# the gettin place



## bikebozo (Jan 10, 2017)

I went over to my friends home , this bike was leaning over some furniture ,   I asked her what is the story with that bike ,,..   she said   I am going to give it to you ,,   ,,


 

 

 

 thank you for the bike


----------



## mike j (Jan 10, 2017)

Great score, it's nice to have friends.


----------



## Flat Tire (Jan 10, 2017)

Does she have a sister?


----------



## Robertriley (Jan 10, 2017)

Wow!  Good for you and what a great friend.


----------



## bikewhorder (Jan 10, 2017)

Beginners luck.


----------



## rollfaster (Jan 10, 2017)

Going to a good home.


----------



## olderthandirt (Jan 14, 2017)

she must really like you !


----------



## None (Jan 23, 2017)

Beautiful bicycle!


----------



## scrubbinrims (Jan 23, 2017)

That must have been one hell of a foot massage!
Chris


----------



## sam (Jan 24, 2017)

She's a keeper.....................and nice bike too!


----------



## Dan the bike man (Jan 26, 2017)

I need a friend like that!
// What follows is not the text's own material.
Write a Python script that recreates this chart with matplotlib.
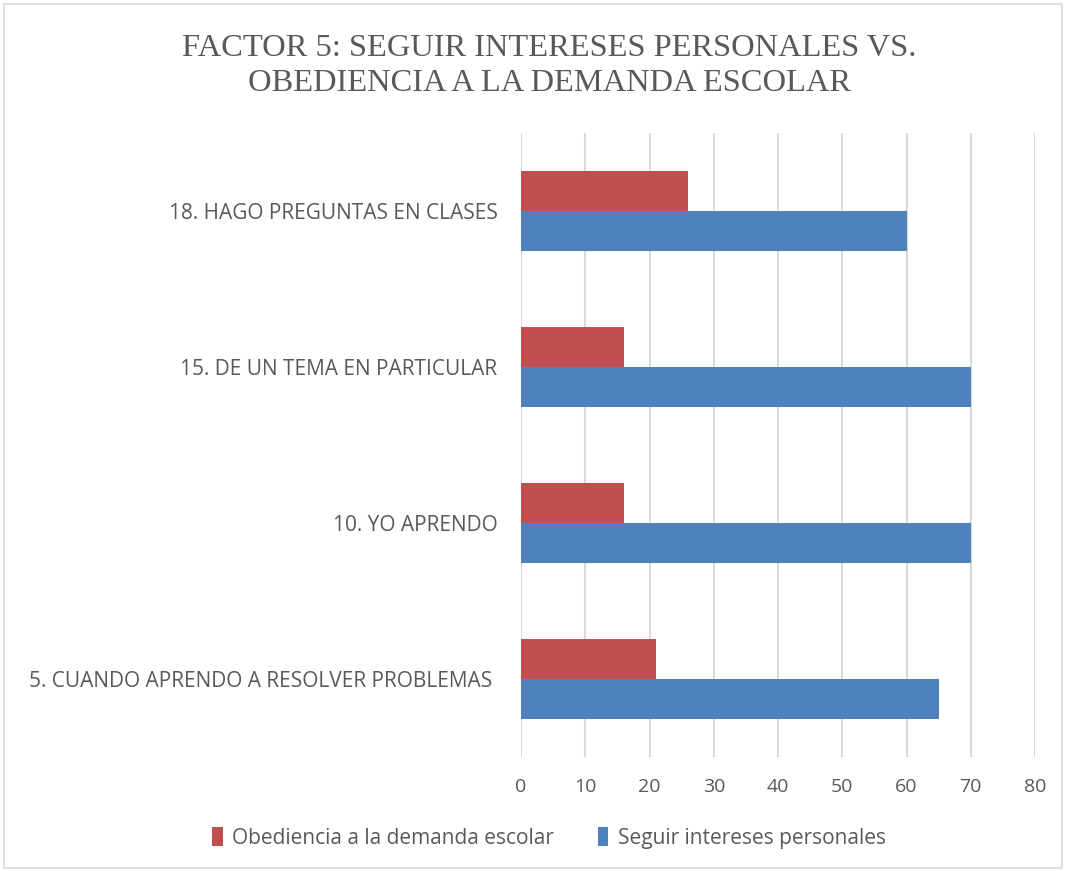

Very nice bike. Where did she get it from?


----------



## mongeese (Jan 26, 2017)

For sale? Start a convo with me if so please. I like girls.


----------



## abe lugo (Jan 26, 2017)

lucky you!  what going on in the wheels there are those Deans?


----------



## bikebozo (Jan 27, 2017)

mongeese said:


> For sale? Start a convo with me if so please. I like girls.



1,500 ,plus shipping


----------



## bikebozo (Jan 27, 2017)

Dan the bike man said:


> thank you


----------



## willswares1220 (Jan 28, 2017)




----------



## bikebozo (Jan 28, 2017)

abe lugo said:


> lucky you!  what going on in the wheels there are those Deans?



universals with over 100 miles on them


----------